Green Snake und Son Ching sind halb Menschen und halb Schlangen. Son Ching ist es nach tausendjähriger Übung gelungen
ihre reptilischen Wurzeln abzulegen und ist der absoluten Menschwerdung schon recht nahe. Bei Green Snake sieht das schon
etwas anders aus, da sie nur die Hälfte der Zeit auf Erden verbracht hat. Sie genießt ihre Wandlungsfähigkeit und den damit
verbundene Spaß. Doch manches Mal kommt auch so etwas wie Neid und Bewunderung für ihre Schwester auf, die wirkliche
Gefühle aufbringen kann.
Das macht sich sehr stark deutlich, als sich Son Ching in den jungen Hsui verliebt. Der ahnt nichts von dem Doppelleben der
beiden Frauen und genießt sein gemeinsames Glück mit Son Ching. Zur gleichen Zeit ist der Mönch Fa Hai, seines Zeichens ein
berüchtigter Geisterjäger, auf der Suche nach neuen Opfern. Er kommt den beiden Schlangenfrauen schnell auf die Spur.

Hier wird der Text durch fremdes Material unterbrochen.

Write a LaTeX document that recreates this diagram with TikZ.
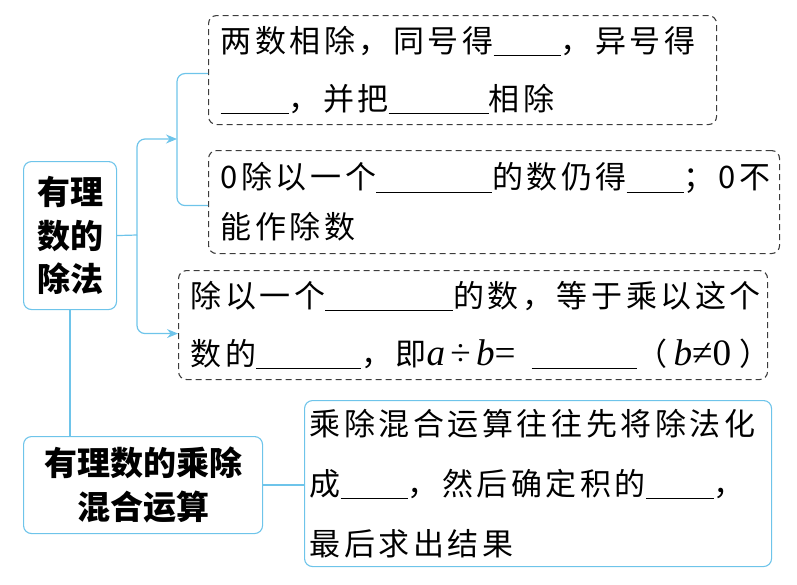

An einem See wird er von der wunderschönen Green verführt und verliert dadurch seine Unschuld. Von seinem Zorn getrieben
schwört er bittere Rache und lockt sie und die inzwischen hochschwangere Son Ching in eine hinterhältige Falle. Zu spät bemerkt
er, daß er dadurch ein großes Unheil heraufbeschwört unter dem viele Menschen zu leiden haben.
Zur Hochzeit der kantonesischen Fantasywelle entstanden, gehört Green Snake ohne Zweifel zu den besseren Filmen dieses
Genres. Wie so oft bei Tsui Hark Produktionen, ist das große Manko auch hier die
Geschichte, die wenig ausgereiftes oder gar
sinnvolles zu bieten hat und in den letzten Minuten wieder einmal reichlich chaotisch wird. Mancher Nebenplot, wie der mit den
Geisterjägern, erweist sich zudem als gänzlich überflüssig und diente scheinbar nur als Füllmaterial, um den Film auf eine
bestimmte Länge zu bringen.
So steht und fällt Green Snake auch mit den visuellen Visionen seines Regisseurs. Die ersten siebzig Minuten können vor allem in
dieser Hinsicht ohne Frage überzeugen. Tsui Hark erweist sich auch hier als Meister seines Faches und präsentiert dem
geneigten Zuschauer wieder einmal eine große Ansammlung an berauschenden Bilderkompositionen und wunderbar absurden
Ideen, die Green Snake zumindest während dieser Zeit zu einem wirklich wunderschönen Fantasyfilm werden lassen. Hinzu kommt
ein beeindruckendes und wirklich erstklassiges Setdesign, daß die Wirkung der teilweise schon magischen Szenen prächtig
unterstreicht.
Seinen weiteren großen Reiz bezieht Green Snake natürlich auch durch das unnachahmliche Auftreten der beiden weiblichen
Stars, die wie immer eine Augenweide sind. Maggie Cheung und Joey Wong strahlen so viel Schönheit und Charisma aus wie nur
möglich und lassen das Storywirrwarr zumindest zeitweise vergessen. Allerdings sind auch sie nicht in der Lage, die letzte
Viertelstunde zu retten, die leider nicht nur dramaturgisch sondern auch formal unglaublich konfus geraten ist. Alles ist hier
dermaßen chaotisch und unnachvollziehbar, so daß einfach zuviel von der zuvor massenweise vorhanden Magie verloren geht.
Für Green Snake gilt letztendlich dasselbe wie für fast alle Tsui Hark Filme. Man mag sie, oder eben nicht. Für alle Fans dieses
großartigen Regisseurs dürfte der Film jedoch ohne Frage der richtige Stoff sein, denn von den angesprochenen letzten fünfzehn
Minuten einmal abgesehen, bietet Green Snake visuell betörendes Fantasykino, das die visionäre Einzigartigkeit seines
Regisseurs ein weiteres Mal untermauert.